You have been brought to this hospital fourteen times
in the last eleven years. What’s going on with you?
The nurse clearly suspicious of my motivations.
What’s there to say? What excuses could I give that
satisfies a suspicious mind? Do I dodge the question and
tell her how demoralising it is that this statistic blows
any sporting Personal Best into oblivion?
Is a wry smile enough to ward off further enquiry? I know
from experience that it won’t garner any further sympathy.
Am I accident prone, or just plain careless? It’s not as if I
go looking for the chance to become injured or maimed.
Hot metal from a grinder getting past my safety glasses.
Bitten by an Eastern Brown in my own back yard. A branch
from a gum tree falling onto my head. I look remarkably
normal and healthy for someone so intent on self-destruction.

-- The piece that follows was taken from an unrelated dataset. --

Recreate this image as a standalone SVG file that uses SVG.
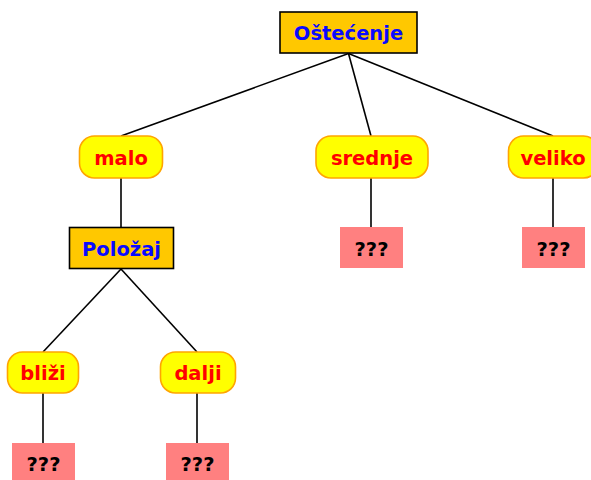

Do I continue living as I have hoping the trend of accidents
diminishes with age, or do I cover myself in bubble wrap
and step into armour each time I venture from the relative
safety (until recently) of my own dwelling?
The neurologist is delighted to see me. He now knows he
will learn something new about the human body - but not
enough to cure me. Not enough to stop or slow the
incessant journeys under flashing lights and sirens.
Oh, wretched man that I am!
Who will save me from this body of death!